Os aportes foram feitos via fundos exclusivos com debêntures conversíveis em ações. Num prazo de dois anos, se a conversão não se realiza, o investidor recebe de volta o capital com a rentabilidade do fundo condominial da casa investida. “Não quero que o sucesso de um seja ‘poluído’ pelo fracasso de outro, e isso faz o meu cliente entender no que está investindo, consigo mostrar o que funcionou e o que não funcionou e também dosar o dinheiro que vai para as gestoras”, continua Zaczac. É um desenho que evita a perda permanente de capital, acrescenta.

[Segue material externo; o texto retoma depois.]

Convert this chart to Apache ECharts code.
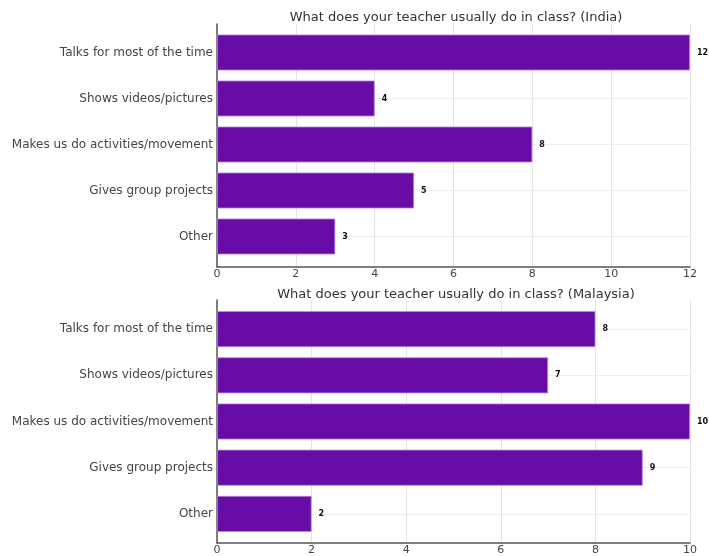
<!DOCTYPE html>
<html>
<head>
<meta charset="utf-8">
<script src="https://cdn.jsdelivr.net/npm/echarts@6/dist/echarts.min.js"></script>
<style>
  html, body { margin: 0; padding: 0; background: #fff; }
  #chart { width: 709px; height: 556px; }
</style>
</head>
<body>
<div id="chart"></div>
<script>
const categories = [
  'Talks for most of the time',
  'Shows videos/pictures',
  'Makes us do activities/movement',
  'Gives group projects',
  'Other'
];
const indiaValues = [12, 4, 8, 5, 3];
const malaysiaValues = [8, 7, 10, 9, 2];
const titles = [
  'What does your teacher usually do in class? (India)',
  'What does your teacher usually do in class? (Malaysia)'
];

const barColor = '#680ca8';
const myChart = echarts.init(document.getElementById('chart'));

// each panel = a "frame" grid (axes, ticks, vertical grid) + a slightly inset "bar" grid
function frameX(idx, max) {
  return {
    type: 'value', gridIndex: idx, min: 0, max: max, interval: 2,
    axisLine: { show: true, lineStyle: { color: '#555', width: 1.5 } },
    axisTick: { show: false },
    axisLabel: { color: '#444', fontSize: 11, margin: 2, fontFamily: 'DejaVu Sans' },
    splitLine: { show: true, lineStyle: { color: '#e4e4e4', width: 1 } }
  };
}
function frameY(idx) {
  return {
    type: 'value', gridIndex: idx, min: 0, max: 1,
    axisLine: { show: true, lineStyle: { color: '#555', width: 1.5 } },
    axisTick: { show: false }, axisLabel: { show: false }, splitLine: { show: false }
  };
}
function barX(idx, max) {
  return {
    type: 'value', gridIndex: idx, min: 0, max: max, show: false,
    splitLine: { show: false }
  };
}
function barY(idx) {
  return {
    type: 'category', gridIndex: idx, data: categories, inverse: true,
    axisLine: { show: false }, axisTick: { show: false },
    axisLabel: { color: '#444', fontSize: 12, margin: 4, fontFamily: 'DejaVu Sans' },
    splitLine: { show: false }
  };
}
function barSeries(idx, data) {
  return {
    type: 'bar', xAxisIndex: idx, yAxisIndex: idx, data: data,
    barCategoryGap: '22%',
    itemStyle: { color: barColor, borderColor: '#b98ae0', borderWidth: 0.8 },
    label: {
      show: true, position: 'right', distance: 7,
      color: '#111', fontSize: 8, fontWeight: 'bold', fontFamily: 'DejaVu Sans'
    },
    z: 3
  };
}
function dottedRows(idx) {
  return {
    type: 'line', xAxisIndex: idx, yAxisIndex: idx, data: [], silent: true, z: 1,
    markLine: {
      silent: true, symbol: 'none', label: { show: false }, z: 1,
      lineStyle: { color: '#e0e0e0', type: 'dotted', width: 1 },
      data: categories.map(c => ({ yAxis: c }))
    }
  };
}
function frameSeries(idx) {
  return { type: 'line', xAxisIndex: idx, yAxisIndex: idx, data: [], silent: true };
}

const titleStyle = { color: '#333', fontSize: 13, fontWeight: 'normal', fontFamily: 'DejaVu Sans' };

const option = {
  animation: false,
  backgroundColor: '#fff',
  title: [
    { text: titles[0], left: 451, top: 6, textAlign: 'center', textStyle: titleStyle },
    { text: titles[1], left: 451, top: 283, textAlign: 'center', textStyle: titleStyle }
  ],
  grid: [
    { left: 217, right: 19, top: 24, height: 243 },
    { left: 217, right: 19, top: 29.5, height: 230 },
    { left: 217, right: 19, top: 300, height: 243 },
    { left: 217, right: 19, top: 306, height: 231 }
  ],
  xAxis: [frameX(0, 12), barX(1, 12), frameX(2, 10), barX(3, 10)],
  yAxis: [frameY(0), barY(1), frameY(2), barY(3)],
  series: [
    frameSeries(0), dottedRows(1), barSeries(1, indiaValues),
    frameSeries(2), dottedRows(3), barSeries(3, malaysiaValues)
  ]
};
myChart.setOption(option);
</script>
</body>
</html>
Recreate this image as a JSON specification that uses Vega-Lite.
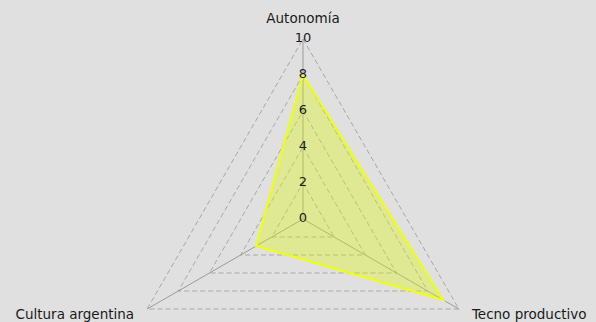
{
 "$schema": "https://vega.github.io/schema/vega-lite/v6.json",
 "width": 596, "height": 322,
 "autosize": {"type": "fit", "contains": "padding"},
 "padding": 0,
 "background": "#e0e0e0",
 "config": {"view": {"stroke": null}, "font": "DejaVu Sans"},
 "datasets": {
  "ejes": [
   {"eje": "Autonomía", "orden": 0, "valor": 8},
   {"eje": "Tecno productivo", "orden": 1, "valor": 9},
   {"eje": "Cultura argentina", "orden": 2, "valor": 3}
  ],
  "grilla": [
   {"nivel": 2, "orden": 0}, {"nivel": 2, "orden": 1}, {"nivel": 2, "orden": 2},
   {"nivel": 4, "orden": 0}, {"nivel": 4, "orden": 1}, {"nivel": 4, "orden": 2},
   {"nivel": 6, "orden": 0}, {"nivel": 6, "orden": 1}, {"nivel": 6, "orden": 2},
   {"nivel": 8, "orden": 0}, {"nivel": 8, "orden": 1}, {"nivel": 8, "orden": 2},
   {"nivel": 10, "orden": 0}, {"nivel": 10, "orden": 1}, {"nivel": 10, "orden": 2}
  ],
  "ticks": [{"t": 0}, {"t": 2}, {"t": 4}, {"t": 6}, {"t": 8}, {"t": 10}]
 },
 "encoding": {
  "x": {"field": "x", "type": "quantitative", "scale": {"domain": [-16.833, 16.278], "nice": false, "zero": false}, "axis": null},
  "y": {"field": "y", "type": "quantitative", "scale": {"domain": [-5.722, 12.167], "nice": false, "zero": false}, "axis": null}
 },
 "layer": [
  {
   "data": {"name": "grilla"},
   "transform": [
    {"calculate": "PI/2 - datum.orden*2*PI/3", "as": "ang"},
    {"calculate": "datum.nivel*cos(datum.ang)", "as": "x"},
    {"calculate": "datum.nivel*sin(datum.ang)", "as": "y"}
   ],
   "mark": {"type": "line", "interpolate": "linear-closed", "color": "#a8a8a8", "strokeWidth": 1, "strokeDash": [5, 3]},
   "encoding": {"detail": {"field": "nivel"}, "order": {"field": "orden"}}
  },
  {
   "data": {"name": "ejes"},
   "transform": [
    {"calculate": "PI/2 - datum.orden*2*PI/3", "as": "ang"},
    {"calculate": "10*cos(datum.ang)", "as": "x"},
    {"calculate": "10*sin(datum.ang)", "as": "y"}
   ],
   "mark": {"type": "rule", "color": "#9a9a9a", "strokeWidth": 1},
   "encoding": {"x2": {"datum": 0}, "y2": {"datum": 0}}
  },
  {
   "data": {"name": "ejes"},
   "transform": [
    {"calculate": "PI/2 - datum.orden*2*PI/3", "as": "ang"},
    {"calculate": "datum.valor*cos(datum.ang)", "as": "x"},
    {"calculate": "datum.valor*sin(datum.ang)", "as": "y"}
   ],
   "mark": {"type": "line", "interpolate": "linear-closed", "stroke": "#eeff11", "strokeWidth": 2, "fill": "#dcf500", "fillOpacity": 0.35},
   "encoding": {"order": {"field": "orden"}}
  },
  {
   "data": {"name": "ticks"},
   "transform": [
    {"calculate": "0", "as": "x"},
    {"calculate": "datum.t", "as": "y"}
   ],
   "mark": {"type": "text", "fontSize": 13, "color": "#1a1a1a", "baseline": "middle", "align": "center", "dy": -1},
   "encoding": {"text": {"field": "t", "type": "nominal"}}
  },
  {
   "data": {"name": "ejes"},
   "transform": [
    {"filter": "datum.orden == 0"},
    {"calculate": "0", "as": "x"},
    {"calculate": "10", "as": "y"}
   ],
   "mark": {"type": "text", "fontSize": 13.5, "color": "#1a1a1a", "baseline": "middle", "align": "center", "dy": -20},
   "encoding": {"text": {"field": "eje"}}
  },
  {
   "data": {"name": "ejes"},
   "transform": [
    {"filter": "datum.orden == 1"},
    {"calculate": "10*cos(PI/2 - 2*PI/3)", "as": "x"},
    {"calculate": "10*sin(PI/2 - 2*PI/3)", "as": "y"}
   ],
   "mark": {"type": "text", "fontSize": 13.5, "color": "#1a1a1a", "baseline": "middle", "align": "left", "dx": 13, "dy": 6},
   "encoding": {"text": {"field": "eje"}}
  },
  {
   "data": {"name": "ejes"},
   "transform": [
    {"filter": "datum.orden == 2"},
    {"calculate": "10*cos(PI/2 - 4*PI/3)", "as": "x"},
    {"calculate": "10*sin(PI/2 - 4*PI/3)", "as": "y"}
   ],
   "mark": {"type": "text", "fontSize": 13.5, "color": "#1a1a1a", "baseline": "middle", "align": "right", "dx": -13, "dy": 6},
   "encoding": {"text": {"field": "eje"}}
  }
 ]
}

Entre 2021 e 2022, o Credit Suisse entrou em quatro projetos: Norte Asset, Helius Capital e Aster, no universo dos fundos líquidos de ações, e na Central Capital, de alternativas ilíquidas. A Helius não prosperou e acabou sendo adquirida pelo Patria.
“Quando tomamos a decisão de usar o programa, a gente leva em conta o time da gestora analisada e não só o produto, mas o plano de negócios em si”, diz Victor Schmutzler, responsável por produtos alternativos para o Brasil no UBS Global Wealth Management. Condições de mercado menos favoráveis, os juros em dois dígitos e incertezas na pauta econômica impõem um período mais adverso para grandes captações e, consequentemente, para a viabilidade e execução de alguns projetos, continua.
“O programa de investimento [em assets] tem um componente de private equity e, como o grau de previsibilidade hoje está muito aquém do que nos deixaria confortável, o ideal é esperar o mercado desanuviar para entender se os planos de negócios, novos times e a oportunidade de reunir talentos fazem algum sentido. Vai ser a hora de pesar qual a probabilidade de atribuição de sucesso que dê conforto estratégico para participar do equity”, diz Schmutzler.